▶ _What you are asked to do_
Print only the lines from the top of the data through the line with "verde = '#3dba5c'", both included, skipping every picture.

▶ _Data lines_
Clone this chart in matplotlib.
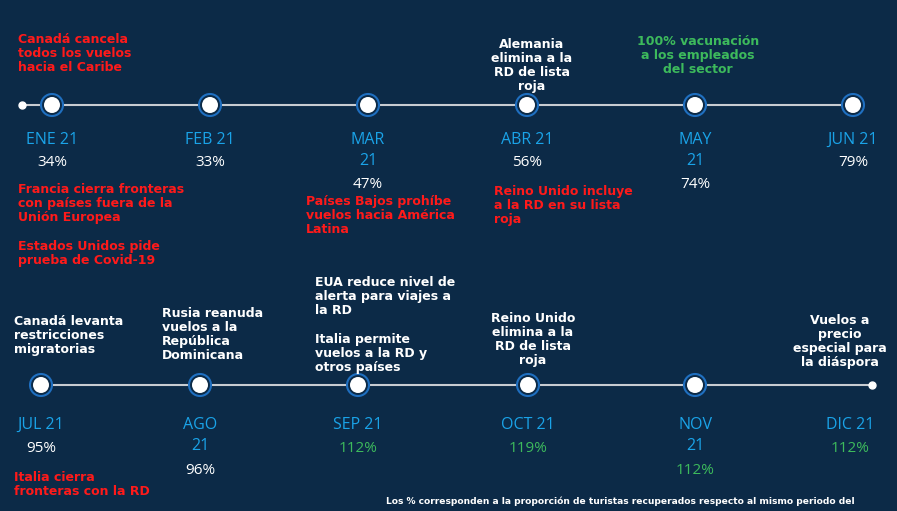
import matplotlib.pyplot as plt
from matplotlib.patches import Circle

# Datos
meses_1 = ['ENE 21', 'FEB 21', 'MAR\n21', 'ABR 21', 'MAY\n21', 'JUN 21']
pct_1 = ['34%', '33%', '47%', '56%', '74%', '79%']
meses_2 = ['JUL 21', 'AGO\n21', 'SEP 21', 'OCT 21', 'NOV\n21', 'DIC 21']
pct_2 = ['95%', '96%', '112%', '119%', '112%', '112%']

# eventos: (texto, x, y, color, alineacion)
eventos = [
    ('Canadá cancela\ntodos los vuelos\nhacia el Caribe', 18, 33, 'red', 'left'),
    ('Alemania\nelimina a la\nRD de lista\nroja', 532, 38, 'white', 'center'),
    ('100% vacunación\na los empleados\ndel sector', 698, 35, 'green', 'center'),
    ('Francia cierra fronteras\ncon países fuera de la\nUnión Europea', 18, 183, 'red', 'left'),
    ('Estados Unidos pide\nprueba de Covid-19', 18, 240, 'red', 'left'),
    ('Países Bajos prohíbe\nvuelos hacia América\nLatina', 306, 195, 'red', 'left'),
    ('Reino Unido incluye\na la RD en su lista\nroja', 494, 185, 'red', 'left'),
    ('Canadá levanta\nrestricciones\nmigratorias', 14, 315, 'white', 'left'),
    ('Rusia reanuda\nvuelos a la\nRepública\nDominicana', 162, 307, 'white', 'left'),
    ('EUA reduce nivel de\nalerta para viajes a\nla RD', 315, 276, 'white', 'left'),
    ('Italia permite\nvuelos a la RD y\notros países', 315, 333, 'white', 'left'),
    ('Reino Unido\nelimina a la\nRD de lista\nroja', 533, 312, 'white', 'center'),
    ('Vuelos a\nprecio\nespecial para\nla diáspora', 840, 314, 'white', 'center'),
    ('Italia cierra\nfronteras con la RD', 14, 471, 'red', 'left'),
]

colores = {'red': '#ff1a1a', 'white': 'white', 'green': '#3dba5c'}
fondo = '#0c2a47'
azul = '#1aa3e8'
verde = '#3dba5c'

fig = plt.figure(figsize=(8.97, 5.11), dpi=100, facecolor=fondo)
ax = fig.add_axes([0, 0, 1, 1])
ax.set_facecolor(fondo)
ax.set_xlim(0, 897)
ax.set_ylim(511, 0)
ax.axis('off')


def fila(meses, pct, xs, y, x0, x1, xpunto, pct_verde, dm, d1, d2):
    ax.plot([x0, x1], [y, y], color='#c8ccd2', lw=1.5, zorder=1)
    ax.plot([xpunto], [y], 'o', color='white', ms=5, zorder=3)
    for i, (m, p) in enumerate(zip(meses, pct)):
        x = xs[i]
        if x is not None:
            ax.add_patch(Circle((x, y), 11, facecolor=fondo, edgecolor='#1f6fc0', lw=1.5, zorder=2))
            ax.add_patch(Circle((x, y), 8, facecolor='white', edgecolor='none', zorder=3))
        xl = xs[i] if xs[i] is not None else 850
        ax.text(xl, y + dm, m, color=azul, fontsize=11.5, ha='center', va='top',
                family='Open Sans', linespacing=1.45)
        dy = d1 if '\n' not in m else d2
        ax.text(xl, y + dy, p, color=verde if i in pct_verde else 'white', fontsize=11,
                ha='center', va='center', family='Open Sans')


fila(meses_1, pct_1, [52, 210, 368, 527, 695, 853], 105, 22, 853, 22, [], 27, 57, 80)
fila(meses_2, pct_2, [41, 200, 358, 528, 695, None], 385, 41, 872, 872, [2, 3, 4, 5], 32, 64, 86)

for txt, x, y, c, al in eventos:
    ax.text(x, y, txt, color=colores[c], fontsize=9, fontweight='bold', ha=al, va='top',
            family='DejaVu Sans', linespacing=1.1)

ax.text(386, 501, 'Los % corresponden a la proporción de turistas recuperados respecto al mismo periodo del',
        color='white', fontsize=6.6, fontweight='bold', ha='left', va='center')

fig.savefig('out.png', dpi=100, facecolor=fondo)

▶ _Finished exercise_
Clone this chart in matplotlib.
import matplotlib.pyplot as plt
from matplotlib.patches import Circle

# Datos
meses_1 = ['ENE 21', 'FEB 21', 'MAR\n21', 'ABR 21', 'MAY\n21', 'JUN 21']
pct_1 = ['34%', '33%', '47%', '56%', '74%', '79%']
meses_2 = ['JUL 21', 'AGO\n21', 'SEP 21', 'OCT 21', 'NOV\n21', 'DIC 21']
pct_2 = ['95%', '96%', '112%', '119%', '112%', '112%']

# eventos: (texto, x, y, color, alineacion)
eventos = [
    ('Canadá cancela\ntodos los vuelos\nhacia el Caribe', 18, 33, 'red', 'left'),
    ('Alemania\nelimina a la\nRD de lista\nroja', 532, 38, 'white', 'center'),
    ('100% vacunación\na los empleados\ndel sector', 698, 35, 'green', 'center'),
    ('Francia cierra fronteras\ncon países fuera de la\nUnión Europea', 18, 183, 'red', 'left'),
    ('Estados Unidos pide\nprueba de Covid-19', 18, 240, 'red', 'left'),
    ('Países Bajos prohíbe\nvuelos hacia América\nLatina', 306, 195, 'red', 'left'),
    ('Reino Unido incluye\na la RD en su lista\nroja', 494, 185, 'red', 'left'),
    ('Canadá levanta\nrestricciones\nmigratorias', 14, 315, 'white', 'left'),
    ('Rusia reanuda\nvuelos a la\nRepública\nDominicana', 162, 307, 'white', 'left'),
    ('EUA reduce nivel de\nalerta para viajes a\nla RD', 315, 276, 'white', 'left'),
    ('Italia permite\nvuelos a la RD y\notros países', 315, 333, 'white', 'left'),
    ('Reino Unido\nelimina a la\nRD de lista\nroja', 533, 312, 'white', 'center'),
    ('Vuelos a\nprecio\nespecial para\nla diáspora', 840, 314, 'white', 'center'),
    ('Italia cierra\nfronteras con la RD', 14, 471, 'red', 'left'),
]

colores = {'red': '#ff1a1a', 'white': 'white', 'green': '#3dba5c'}
fondo = '#0c2a47'
azul = '#1aa3e8'
verde = '#3dba5c'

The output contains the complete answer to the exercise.